Give the data below again exactly as it stands. Omit the pictures.
---
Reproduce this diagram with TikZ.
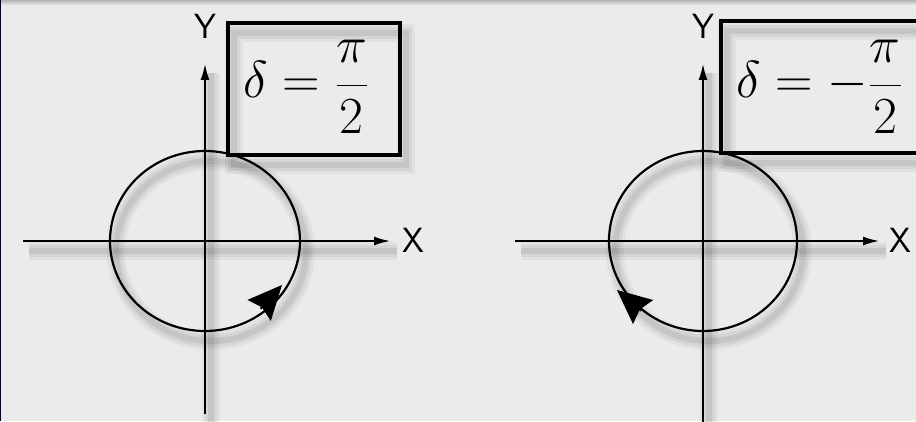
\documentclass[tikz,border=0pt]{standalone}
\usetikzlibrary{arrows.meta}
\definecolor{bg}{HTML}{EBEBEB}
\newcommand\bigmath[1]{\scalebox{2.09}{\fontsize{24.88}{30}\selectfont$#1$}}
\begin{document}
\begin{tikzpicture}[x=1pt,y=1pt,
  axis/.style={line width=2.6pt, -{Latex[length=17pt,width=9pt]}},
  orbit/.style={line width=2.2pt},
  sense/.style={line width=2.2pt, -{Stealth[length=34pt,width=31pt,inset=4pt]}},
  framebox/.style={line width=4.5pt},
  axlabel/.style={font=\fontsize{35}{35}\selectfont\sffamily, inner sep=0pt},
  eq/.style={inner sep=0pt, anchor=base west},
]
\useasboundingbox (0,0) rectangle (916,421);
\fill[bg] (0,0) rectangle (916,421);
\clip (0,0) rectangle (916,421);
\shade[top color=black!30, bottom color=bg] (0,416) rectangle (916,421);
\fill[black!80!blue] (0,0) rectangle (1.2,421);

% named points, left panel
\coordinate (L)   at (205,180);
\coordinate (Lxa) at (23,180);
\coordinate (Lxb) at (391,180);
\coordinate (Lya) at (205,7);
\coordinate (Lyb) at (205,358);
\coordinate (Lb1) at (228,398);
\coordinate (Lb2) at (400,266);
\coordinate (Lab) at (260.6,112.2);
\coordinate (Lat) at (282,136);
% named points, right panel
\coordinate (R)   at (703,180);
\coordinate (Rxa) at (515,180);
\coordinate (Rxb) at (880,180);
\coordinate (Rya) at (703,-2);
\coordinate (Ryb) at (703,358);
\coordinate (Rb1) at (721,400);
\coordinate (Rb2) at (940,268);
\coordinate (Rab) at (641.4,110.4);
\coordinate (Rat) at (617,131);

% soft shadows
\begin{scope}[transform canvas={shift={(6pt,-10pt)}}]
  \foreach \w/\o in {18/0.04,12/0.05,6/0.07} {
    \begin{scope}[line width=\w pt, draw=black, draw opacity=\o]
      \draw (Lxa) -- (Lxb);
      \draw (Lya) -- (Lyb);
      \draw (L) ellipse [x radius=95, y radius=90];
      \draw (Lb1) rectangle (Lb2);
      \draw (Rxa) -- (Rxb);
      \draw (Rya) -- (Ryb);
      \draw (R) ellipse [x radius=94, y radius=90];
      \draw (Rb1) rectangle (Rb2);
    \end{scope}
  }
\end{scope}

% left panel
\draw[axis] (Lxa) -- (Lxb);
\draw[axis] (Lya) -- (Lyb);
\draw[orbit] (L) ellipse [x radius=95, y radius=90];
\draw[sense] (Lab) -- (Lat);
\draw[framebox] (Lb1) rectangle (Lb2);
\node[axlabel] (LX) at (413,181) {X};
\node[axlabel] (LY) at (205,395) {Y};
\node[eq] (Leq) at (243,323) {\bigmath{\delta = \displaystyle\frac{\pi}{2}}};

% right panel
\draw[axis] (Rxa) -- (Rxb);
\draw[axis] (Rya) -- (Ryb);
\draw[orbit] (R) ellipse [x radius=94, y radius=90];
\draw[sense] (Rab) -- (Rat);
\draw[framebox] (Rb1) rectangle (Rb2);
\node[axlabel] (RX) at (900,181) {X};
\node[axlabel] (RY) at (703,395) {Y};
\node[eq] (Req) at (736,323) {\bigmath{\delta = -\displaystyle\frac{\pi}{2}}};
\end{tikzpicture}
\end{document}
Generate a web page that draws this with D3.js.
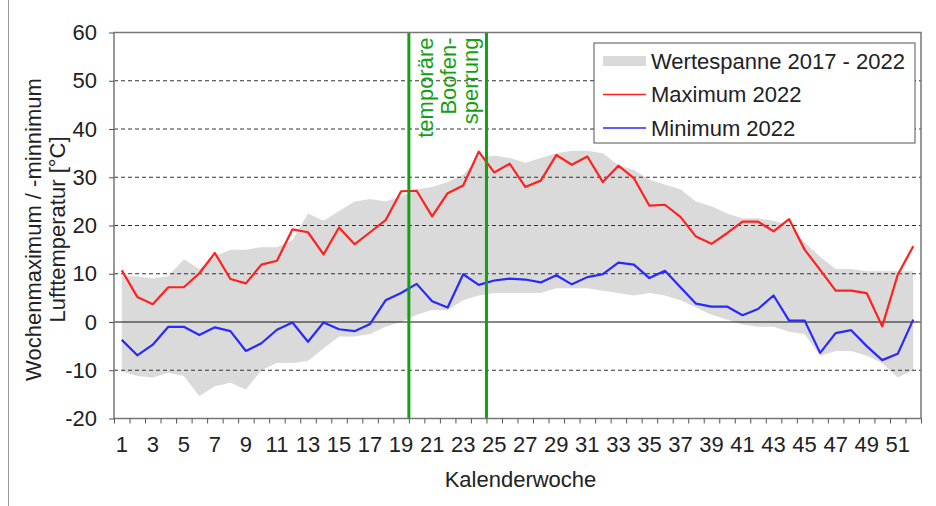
---
## ANSWER TO THE EXERCISE
Reproduce this diagram with TikZ.
\documentclass[tikz,border=0pt]{standalone}
\usetikzlibrary{arrows.meta}
\definecolor{bg}{HTML}{EBEBEB}
\newcommand\bigmath[1]{\scalebox{2.09}{\fontsize{24.88}{30}\selectfont$#1$}}
\begin{document}
\begin{tikzpicture}[x=1pt,y=1pt,
  axis/.style={line width=2.6pt, -{Latex[length=17pt,width=9pt]}},
  orbit/.style={line width=2.2pt},
  sense/.style={line width=2.2pt, -{Stealth[length=34pt,width=31pt,inset=4pt]}},
  framebox/.style={line width=4.5pt},
  axlabel/.style={font=\fontsize{35}{35}\selectfont\sffamily, inner sep=0pt},
  eq/.style={inner sep=0pt, anchor=base west},
]
\useasboundingbox (0,0) rectangle (916,421);
\fill[bg] (0,0) rectangle (916,421);
\clip (0,0) rectangle (916,421);
\shade[top color=black!30, bottom color=bg] (0,416) rectangle (916,421);
\fill[black!80!blue] (0,0) rectangle (1.2,421);

% named points, left panel
\coordinate (L)   at (205,180);
\coordinate (Lxa) at (23,180);
\coordinate (Lxb) at (391,180);
\coordinate (Lya) at (205,7);
\coordinate (Lyb) at (205,358);
\coordinate (Lb1) at (228,398);
\coordinate (Lb2) at (400,266);
\coordinate (Lab) at (260.6,112.2);
\coordinate (Lat) at (282,136);
% named points, right panel
\coordinate (R)   at (703,180);
\coordinate (Rxa) at (515,180);
\coordinate (Rxb) at (880,180);
\coordinate (Rya) at (703,-2);
\coordinate (Ryb) at (703,358);
\coordinate (Rb1) at (721,400);
\coordinate (Rb2) at (940,268);
\coordinate (Rab) at (641.4,110.4);
\coordinate (Rat) at (617,131);

% soft shadows
\begin{scope}[transform canvas={shift={(6pt,-10pt)}}]
  \foreach \w/\o in {18/0.04,12/0.05,6/0.07} {
    \begin{scope}[line width=\w pt, draw=black, draw opacity=\o]
      \draw (Lxa) -- (Lxb);
      \draw (Lya) -- (Lyb);
      \draw (L) ellipse [x radius=95, y radius=90];
      \draw (Lb1) rectangle (Lb2);
      \draw (Rxa) -- (Rxb);
      \draw (Rya) -- (Ryb);
      \draw (R) ellipse [x radius=94, y radius=90];
      \draw (Rb1) rectangle (Rb2);
    \end{scope}
  }
\end{scope}

% left panel
\draw[axis] (Lxa) -- (Lxb);
\draw[axis] (Lya) -- (Lyb);
\draw[orbit] (L) ellipse [x radius=95, y radius=90];
\draw[sense] (Lab) -- (Lat);
\draw[framebox] (Lb1) rectangle (Lb2);
\node[axlabel] (LX) at (413,181) {X};
\node[axlabel] (LY) at (205,395) {Y};
\node[eq] (Leq) at (243,323) {\bigmath{\delta = \displaystyle\frac{\pi}{2}}};

% right panel
\draw[axis] (Rxa) -- (Rxb);
\draw[axis] (Rya) -- (Ryb);
\draw[orbit] (R) ellipse [x radius=94, y radius=90];
\draw[sense] (Rab) -- (Rat);
\draw[framebox] (Rb1) rectangle (Rb2);
\node[axlabel] (RX) at (900,181) {X};
\node[axlabel] (RY) at (703,395) {Y};
\node[eq] (Req) at (736,323) {\bigmath{\delta = -\displaystyle\frac{\pi}{2}}};
\end{tikzpicture}
\end{document}
Generate a web page that draws this with D3.js.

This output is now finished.